## Short exercise:
Find, in the records below, the line that contains "Output the Python" and the line that contains "in (1, 2, 3, 4)]". Copy those two lines and everything between them exactly, but not the pictures.
— begin Data provided —
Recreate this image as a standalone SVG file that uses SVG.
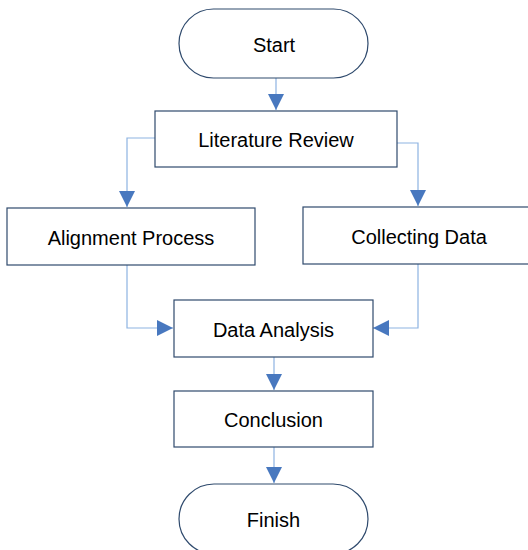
<svg xmlns="http://www.w3.org/2000/svg" width="528" height="550" viewBox="0 0 528 550">
<style>
.box{fill:#fff;stroke:#2f4a6d;stroke-width:1.2}
.t{font-family:"Liberation Sans",Arial,sans-serif;font-size:20px;fill:#000;text-anchor:middle;dominant-baseline:central}
.c{fill:none;stroke:#8db3e2;stroke-width:1.2}
</style>
<defs>
<marker id="ah" viewBox="0 0 10 10" refX="10" refY="5" markerWidth="16" markerHeight="16" markerUnits="userSpaceOnUse" orient="auto">
<path d="M0,0 L10,5 L0,10 Z" fill="#4878bf"/>
</marker>
</defs>
<rect width="528" height="550" fill="#fff"/>
<g id="connectors">
<path class="c" d="M276,78 V110" marker-end="url(#ah)"/>
<path class="c" d="M155,138 H127 V207" marker-end="url(#ah)"/>
<path class="c" d="M397,143 H418 V206" marker-end="url(#ah)"/>
<path class="c" d="M127,265 V328 H173" marker-end="url(#ah)"/>
<path class="c" d="M418,264 V328 H373" marker-end="url(#ah)"/>
<path class="c" d="M274,357 V390" marker-end="url(#ah)"/>
<path class="c" d="M274,447 V483" marker-end="url(#ah)"/>
</g>
<g id="start"><rect class="box" x="179" y="9" width="189" height="69" rx="34.5"/><text class="t" x="274" y="45">Start</text></g>
<g id="literature"><rect class="box" x="155" y="111" width="242" height="56"/><text class="t" x="276" y="140">Literature Review</text></g>
<g id="alignment"><rect class="box" x="7" y="208" width="248" height="57"/><text class="t" x="131" y="238">Alignment Process</text></g>
<g id="collecting"><rect class="box" x="303" y="207" width="228" height="57"/><text class="t" x="419" y="237">Collecting Data</text></g>
<g id="analysis"><rect class="box" x="174" y="300" width="199" height="57"/><text class="t" x="273.5" y="330">Data Analysis</text></g>
<g id="conclusion"><rect class="box" x="174" y="391" width="199" height="56"/><text class="t" x="273.5" y="420">Conclusion</text></g>
<g id="finish"><rect class="box" x="179" y="484" width="189" height="70" rx="35"/><text class="t" x="273.5" y="520">Finish</text></g>
</svg>
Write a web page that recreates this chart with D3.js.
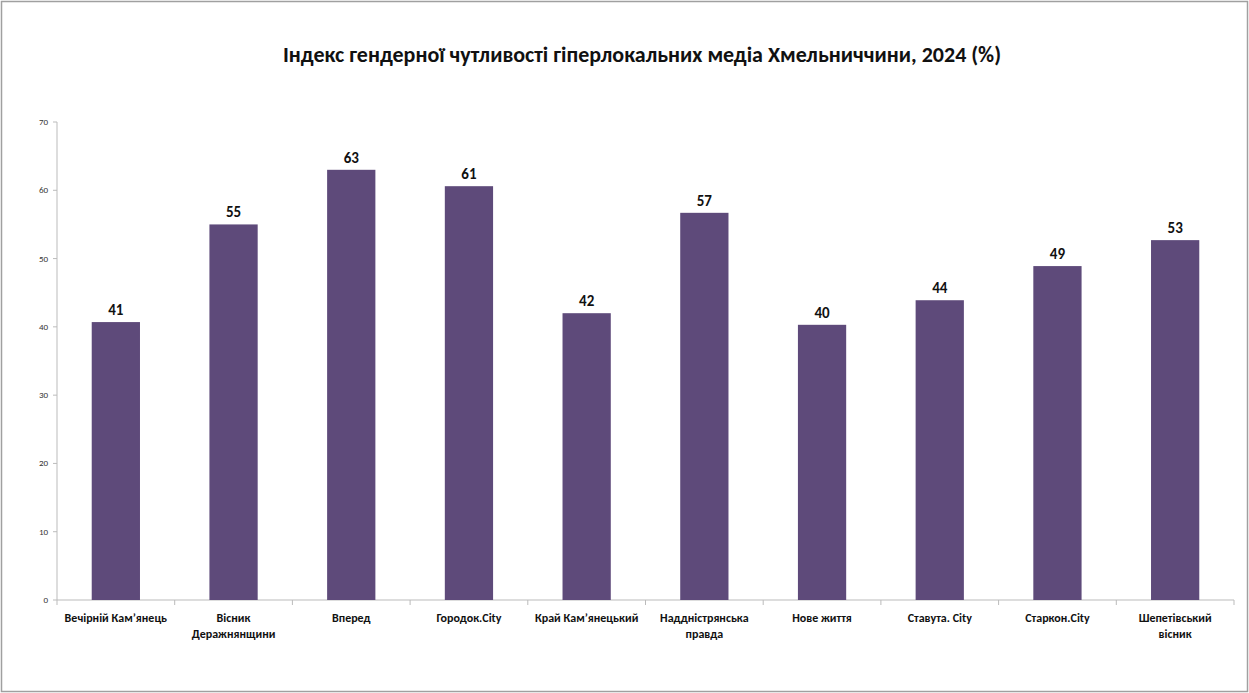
<!DOCTYPE html>
<html>
<head>
<meta charset="utf-8">
<script src="https://d3js.org/d3.v7.min.js"></script>
<style>
  body { margin: 0; background: #fff; }
  svg { font-family: Calibri, Carlito, "Open Sans", sans-serif; }
</style>
</head>
<body>
<div id="chart"></div>
<script>
var categories = ["Вечірній Кам\u2019янець", "Вісник\nДеражнянщини", "Вперед", "Городок.City",
                  "Край Кам\u2019янецький", "Наддністрянська\nправда", "Нове життя", "Ставута. City",
                  "Старкон.City", "Шепетівський\nвісник"];
var values = [40.7, 55, 63, 60.6, 42, 56.7, 40.3, 43.9, 48.9, 52.7];
var yTicks = [0, 10, 20, 30, 40, 50, 60, 70];
var title = "Індекс гендерної чутливості гіперлокальних медіа Хмельниччини, 2024 (%)";

var width = 1249, height = 693;
var svg = d3.select("#chart").append("svg").attr("width", width).attr("height", height);

// frame
svg.append("rect").attr("x", 1.5).attr("y", 1.5).attr("width", width - 3).attr("height", height - 3)
   .attr("fill", "none").attr("stroke", "#a0a0a0").attr("stroke-width", 1.5);

svg.append("text").attr("x", 642).attr("y", 62).attr("text-anchor", "middle")
   .attr("font-size", 22).attr("font-weight", "bold").attr("fill", "#111").text(title);

var x = d3.scaleBand().domain(categories).range([57, 1234]).paddingInner(0.59).paddingOuter(0.295);
var y = d3.scaleLinear().domain([0, 70]).range([600, 122]);

// y axis
svg.append("line").attr("x1", 57).attr("x2", 57).attr("y1", y(70)).attr("y2", y(0)).attr("stroke", "#bbb");
svg.selectAll(".yt").data(yTicks).enter().append("g").each(function(d) {
  var g = d3.select(this);
  g.append("line").attr("x1", 53).attr("x2", 57).attr("y1", y(d)).attr("y2", y(d)).attr("stroke", "#bbb");
  g.append("text").attr("x", 48).attr("y", y(d) + 3).attr("text-anchor", "end")
   .attr("font-size", 9).attr("fill", "#333").text(d);
});

// x axis
svg.append("line").attr("x1", 57).attr("x2", 1234).attr("y1", y(0)).attr("y2", y(0)).attr("stroke", "#bbb");
var step = x.step();
d3.range(categories.length + 1).forEach(function(i) {
  var xx = 57 + i * step;
  svg.append("line").attr("x1", xx).attr("x2", xx).attr("y1", y(0)).attr("y2", y(0) + 5).attr("stroke", "#bbb");
});

svg.selectAll(".bar").data(values).enter().append("rect")
  .attr("x", function(d, i) { return x(categories[i]); })
  .attr("y", function(d) { return y(d); })
  .attr("width", x.bandwidth())
  .attr("height", function(d) { return y(0) - y(d); })
  .attr("fill", "#5e4a7a");

svg.selectAll(".lbl").data(values).enter().append("text")
  .attr("x", function(d, i) { return x(categories[i]) + x.bandwidth() / 2; })
  .attr("y", function(d) { return y(d) - 7; })
  .attr("text-anchor", "middle").attr("font-size", 15).attr("font-weight", "bold").attr("fill", "#111")
  .text(function(d) { return Math.round(d); });

categories.forEach(function(c, i) {
  var t = svg.append("text").attr("x", x(c) + x.bandwidth() / 2).attr("y", 622)
    .attr("text-anchor", "middle").attr("font-size", 12).attr("font-weight", "bold").attr("fill", "#111");
  c.split("\n").forEach(function(line, j) {
    t.append("tspan").attr("x", x(c) + x.bandwidth() / 2).attr("dy", j ? 16 : 0).text(line);
  });
});
</script>
</body>
</html>
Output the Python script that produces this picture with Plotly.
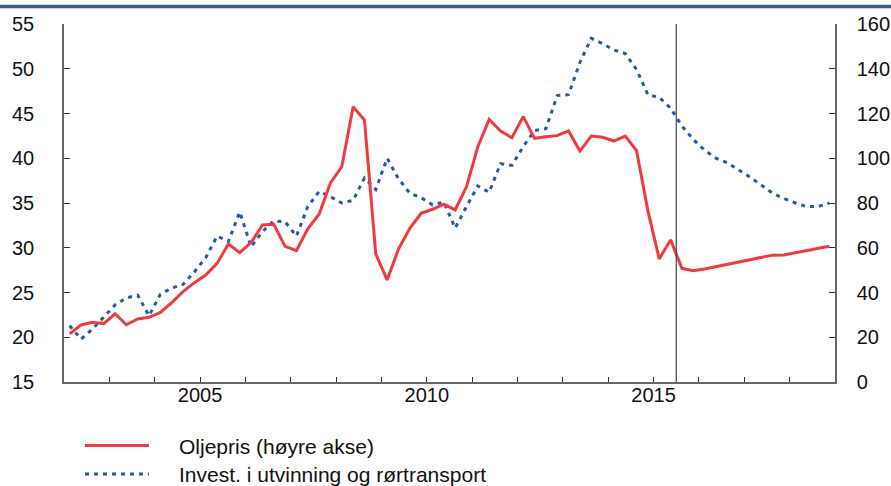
import plotly.graph_objects as go

# ---- data (quarterly, 2002K1 - 2018K4) ----
years = list(range(2002, 2019))
quarters = [f"{y}K{q}" for y in years for q in (1, 2, 3, 4)]

# Oil price, USD per barrel (right axis)
oljepris = [
    21.5, 25.5, 26.7, 26.1,
    30.5, 25.6, 28.2, 28.9,
    31.1, 35.5, 40.4, 44.4,
    47.8, 53.0, 61.7, 57.8,
    62.3, 70.2, 70.5, 60.6,
    58.7, 68.5, 75.0, 89.0,
    96.2, 123.0, 117.1, 57.2,
    45.6, 59.4, 68.7, 75.4,
    77.2, 79.5, 76.9, 87.3,
    105.2, 117.4, 112.2, 109.2,
    118.6, 108.9, 109.6, 110.1,
    112.2, 103.2, 109.9, 109.4,
    107.7, 109.9, 103.4, 76.5,
    55.0, 63.5, 50.8, 49.7,
    50.5, 51.5, 52.5, 53.5,
    54.5, 55.6, 56.7, 56.8,
    57.7, 58.7, 59.7, 60.7,
]

# Investment in extraction and pipeline transport (left axis)
invest = [
    21.3, 19.8, 20.9, 22.2,
    23.6, 24.4, 24.7, 22.4,
    24.8, 25.5, 25.9, 27.3,
    28.9, 31.3, 30.7, 34.0,
    30.1, 31.8, 33.0, 32.9,
    31.3, 34.6, 36.3, 35.7,
    35.0, 35.3, 37.8, 36.5,
    40.0, 37.7, 36.1, 35.6,
    34.8, 35.1, 32.2, 34.6,
    36.9, 36.2, 39.4, 39.2,
    41.3, 43.1, 43.3, 47.0,
    47.1, 50.7, 53.4, 52.8,
    52.1, 51.7, 49.9, 47.1,
    46.8, 45.6, 43.6, 42.1,
    40.9, 40.0, 39.5, 38.7,
    37.9, 37.0, 36.1, 35.5,
    35.0, 34.6, 34.6, 35.0,
]

forecast_start = 2015.5
x_tick_years = list(range(2002, 2020))
x_tick_labels = [str(y) if y in (2005, 2010, 2015) else "" for y in x_tick_years]
left_ticks = [15, 20, 25, 30, 35, 40, 45, 50, 55]
right_ticks = [0, 20, 40, 60, 80, 100, 120, 140, 160]

legend_names = ["Oljepris (høyre akse)", "Invest. i utvinning og rørtransport"]

# ---- styling ----
RED = "#ef3b3d"
BLUE = "#2459ab"
AXIS = "#666666"
FONT = "Liberation Sans, Arial, sans-serif"
DOT = "4px,5px"

# quarter midpoints on a decimal-year axis
xq = [int(s[:4]) + (int(s[-1]) - 1) / 4 + 0.125 for s in quarters]

fig = go.Figure()
fig.add_trace(go.Scatter(x=xq, y=invest, mode="lines", name=legend_names[1],
                         line=dict(color=BLUE, width=3, dash=DOT), yaxis="y"))
fig.add_trace(go.Scatter(x=xq, y=oljepris, mode="lines", name=legend_names[0],
                         line=dict(color=RED, width=3), yaxis="y2"))

W, H = 891, 486
L, R, T, B = 64, 56, 24, 104
pw, ph = W - L - R, H - T - B


def px(xp):
    return (xp - L) / pw


def py(yp):
    return (H - B - yp) / ph


shapes = [
    dict(type="line", xref="x", yref="paper", x0=forecast_start, x1=forecast_start,
         y0=0, y1=1, line=dict(color="#444444", width=1.2)),
    dict(type="line", xref="paper", yref="paper", x0=px(0), x1=px(W),
         y0=py(6.5), y1=py(6.5), line=dict(color="#3e5a8b", width=3.5)),
    dict(type="line", xref="paper", yref="paper", x0=px(85), x1=px(149),
         y0=py(445.5), y1=py(445.5), line=dict(color=RED, width=3)),
    dict(type="line", xref="paper", yref="paper", x0=px(85), x1=px(149),
         y0=py(474), y1=py(474), line=dict(color=BLUE, width=3, dash=DOT)),
]
annotations = [
    dict(xref="paper", yref="paper", x=px(177), y=py(446), text=legend_names[0],
         showarrow=False, xanchor="left", yanchor="middle",
         font=dict(family=FONT, size=21, color="#111111")),
    dict(xref="paper", yref="paper", x=px(177), y=py(474), text=legend_names[1],
         showarrow=False, xanchor="left", yanchor="middle",
         font=dict(family=FONT, size=21, color="#111111")),
]

fig.update_layout(
    width=W, height=H,
    margin=dict(l=L, r=R, t=T, b=B, pad=0, autoexpand=False),
    paper_bgcolor="white", plot_bgcolor="white",
    showlegend=False,
    font=dict(family=FONT, size=20, color="#111111"),
    xaxis=dict(range=[2002, 2019], tickmode="array", tickvals=x_tick_years,
               ticktext=x_tick_labels, ticks="inside", ticklen=5, tickwidth=1.2,
               tickcolor="#333333", showline=True, linecolor=AXIS, linewidth=1.5,
               showgrid=False, zeroline=False, ticklabelstandoff=-6,
               automargin=False, tickfont=dict(size=20)),
    yaxis=dict(range=[15, 55], tickmode="array", tickvals=left_ticks,
               ticks="inside", ticklen=6, tickwidth=1.2, tickcolor="#333333",
               showline=True, linecolor=AXIS, linewidth=1.5, showgrid=False,
               zeroline=False, ticklabelstandoff=24, automargin=False,
               tickfont=dict(size=20)),
    yaxis2=dict(range=[0, 160], tickmode="array", tickvals=right_ticks,
                overlaying="y", side="right", ticks="inside", ticklen=6,
                tickwidth=1.2, tickcolor="#333333", showline=True,
                linecolor=AXIS, linewidth=1.5, showgrid=False, zeroline=False,
                ticklabelstandoff=16, automargin=False, tickfont=dict(size=20)),
    shapes=shapes,
    annotations=annotations,
)

fig.write_html("out.html", config={"displayModeBar": False},
               post_script="document.body.style.margin='0';document.body.style.overflow='hidden';")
— end Data provided —
## Response to this task:
Output the Python script that produces this picture with Plotly.
import plotly.graph_objects as go

# ---- data (quarterly, 2002K1 - 2018K4) ----
years = list(range(2002, 2019))
quarters = [f"{y}K{q}" for y in years for q in (1, 2, 3, 4)]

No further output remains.